Acura's 3.2CL was a well-rounded machine: impressive on paper, enjoyable on the road, and a solid performer at the test track. It was roomier and more powerful than the car it replaced, and, in optional trim, it stepped up to match performance wits with the BMW 3 Series coupe but undercut that rival's sticker by thousands. Yet buyers stayed away. The 3.2CL inherited a front-drive luxury/sport-coupe sales decline it couldn't shake, and Acura hasn't offered a similar car since.
The final-generation CL bowed in two models: base 3.2CL at about $28,000 and higher-performance CL Type-S for just under $31,000. Each came loaded with luxury amenities like heated power-adjustable leather seats, moonroof, Bose in-dash CD changer, auto climate control, SportShift five-speed automatic, and Xenon lamps. The only option for either model was a DVD navigation system. For enthusiast drivers, the $2350 premium for a Type-S was a bargain. It bought an additional 35 horsepower, a step up to 17-inch performance tires, firmer shocks/springs/anti-roll bars, and the VSA stability-control system. Interior spiffs included perforated leather seats and steering wheel, metallic-faced instruments, and a Type-S leather shift knob.
Minor changes for 2002 included three new exterior colors and thicker moonroof glass (to reduce wind noise). A freshening in 2003 included slight revisions to the grille and headlamps, rear taillights and exhaust finishers, and titanium-look interior trim on cars with black interiors. OnStar was newly included with the optional satellite navigation system. The big news for what would be the CL's last year was the availability of a close-ratio six-speed manual on the Type-S. That option also included a limited-slip differential in place of the VSA stability control.
There was one recall, and a fairly major one, at that. A cooling problem in the automatic transmissions could lead to gear breakage and lockup. The fix was simple if caught in time, or, if related premature wear was detected, transmissions were replaced under warranty. A few other service bulletins exist--some concerning the transmission issue--but nothing to indicate the CL fell below Acura's reputation for reliability.

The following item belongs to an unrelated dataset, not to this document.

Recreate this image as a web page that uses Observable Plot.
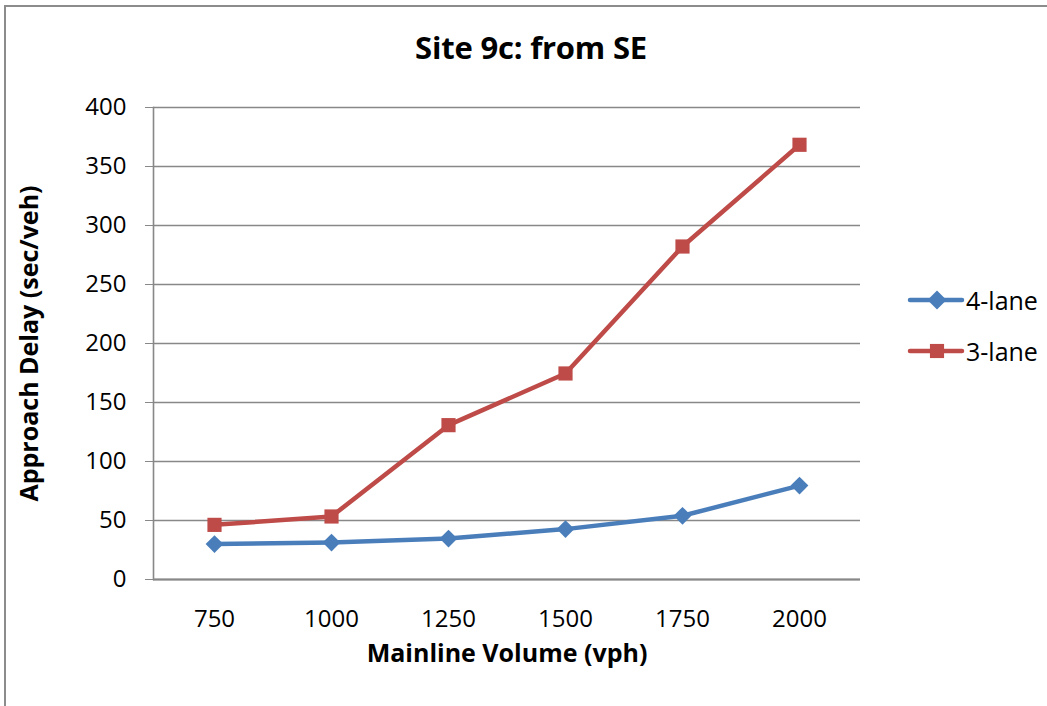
<!DOCTYPE html>
<html>
<head>
<meta charset="utf-8">
<script src="https://cdn.jsdelivr.net/npm/d3@7"></script>
<script src="https://cdn.jsdelivr.net/npm/@observablehq/plot@0.6"></script>
<style>
  html, body { margin: 0; padding: 0; background: white; overflow: hidden; }
  #wrap { position: relative; width: 1047px; height: 706px; font-family: "Open Sans", Lato, sans-serif; }
  #border { position: absolute; left: 4px; top: 5px; width: 1100px; height: 800px; border: 2px solid #8c8c8c; box-sizing: border-box; pointer-events: none; }
  #chart { position: absolute; left: 0; top: 0; }
  #title { position: absolute; left: 0; width: 1062px; top: 32px; line-height: 1; text-align: center; font-weight: bold; font-size: 31px; letter-spacing: -0.2px; color: #000; }
  #legend { position: absolute; left: 907px; top: 284px; font-size: 25px; color: #000; }
  .item { display: flex; align-items: center; height: 32px; margin-bottom: 19px; }
  .item svg { margin-right: 1px; }
  g[aria-label="y-axis label"] text, g[aria-label="x-axis label"] text { font-weight: bold; font-size: 25px; }
</style>
</head>
<body>
<div id="wrap">
  <div id="chart"></div>
  <div id="title">Site 9c: from SE</div>
  <div id="legend"></div>
  <div id="border"></div>
</div>
<script>
const volumes = ["750", "1000", "1250", "1500", "1750", "2000"];
const delay4lane = [30, 31.3, 34.7, 42.7, 54, 79.6];
const delay3lane = [46.3, 53.4, 130.8, 174.6, 282.2, 368.4];
const seriesNames = ["4-lane", "3-lane"];
const seriesColors = ["#4a7ebb", "#be4b48"];
const seriesSymbols = ["diamond2", "square"];
const yTicks = [0, 50, 100, 150, 200, 250, 300, 350, 400];

const rows = [];
volumes.forEach((v, i) => {
  rows.push({volume: v, delay: delay4lane[i], series: seriesNames[0]});
  rows.push({volume: v, delay: delay3lane[i], series: seriesNames[1]});
});

const chart = Plot.plot({
  width: 1047,
  height: 706,
  marginTop: 107,
  marginBottom: 127,
  marginLeft: 153,
  marginRight: 187,
  style: {background: "transparent", fontFamily: "'Open Sans', Lato, sans-serif", fontSize: "24px", color: "#000"},
  x: {type: "point", domain: volumes, padding: 0.5},
  y: {domain: [0, 400]},
  color: {domain: seriesNames, range: seriesColors},
  symbol: {domain: seriesNames, range: seriesSymbols},
  marks: [
    Plot.gridY(yTicks, {stroke: "#888", strokeOpacity: 1, strokeWidth: 1.6}),
    Plot.frame({anchor: "left", stroke: "#888", strokeWidth: 1.6}),
    Plot.ruleY([0], {stroke: "#888", strokeWidth: 2}),
    Plot.axisY({ticks: yTicks, tickSize: 8, tickPadding: 19, stroke: "#888", fill: "#000", fontSize: 24,
      label: "Approach Delay (sec/veh)", labelAnchor: "center", labelArrow: "none", labelOffset: 133}),
    Plot.axisX({tickSize: 0, tickPadding: 30, fill: "#000", fontSize: 24,
      label: "Mainline Volume (vph)", labelAnchor: "center", labelArrow: "none", labelOffset: 82}),
    Plot.line(rows, {x: "volume", y: "delay", z: "series", stroke: "series", strokeWidth: 4.5}),
    Plot.dot(rows, {x: "volume", y: "delay", fill: "series", symbol: "series", r: 8, stroke: "none"})
  ]
});
document.getElementById("chart").appendChild(chart);

// legend
const legend = document.getElementById("legend");
seriesNames.forEach((name, i) => {
  const item = document.createElement("div");
  item.className = "item";
  const sym = d3.symbol(seriesSymbols[i] === "square" ? d3.symbolSquare : d3.symbolDiamond2, seriesSymbols[i] === "square" ? 200 : 230)();
  item.innerHTML = `<svg width="58" height="24"><line x1="3" x2="55" y1="12" y2="12" stroke="${seriesColors[i]}" stroke-width="4.5" stroke-linecap="round"/><path d="${sym}" transform="translate(30,12)" fill="${seriesColors[i]}"/></svg><span>${name}</span>`;
  legend.appendChild(item);
});
</script>
</body>
</html>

The 260-hp. V6 is smooth, powerful, and refined. The engine note under either acceleration or deceleration is sporty but unobtrusive. Ear plugs will never be needed in the CL, yet the driver and passengers nonetheless are able to enjoy the sound this engine makes. Mileage is rated at 19 city/28 highway, numbers that are easily matched in everyday use. The Bose stereo has an in-dash CD unit that can handle six CDs at a time, six speakers, and steering wheel mounted audio controls. As if this wasn’t enough, items like Xenon high-intensity discharge headlamps, heated seats and outside mirrors, speed-sensing intermittent windshield wipers, automatic climate control, a power tilt/slide sunroof, leather seating surfaces, and one year of On Star are all standard. On the Navi model tested – which comes with a standard DVD-based navigation system – the MSRP, including the $480 destination charge, is a reasonable $33,180. That’s several thousand dollars less than many competitors when similarly equipped, and one good reason Acura is coming off its best sales year to date.
Like their Honda kin, Acuras appeal to buyers looking for unassailable durability, quality, and reliability packaged in an inoffensively sporting wrapper, and endowed with standard equipment levels that make the competition blush. To them the compromises mentioned are minor annoyances in what is otherwise a nearly painless ownership experience. Yet, with just a bit more forethought and effort, the CL could do all this, and stir the soul.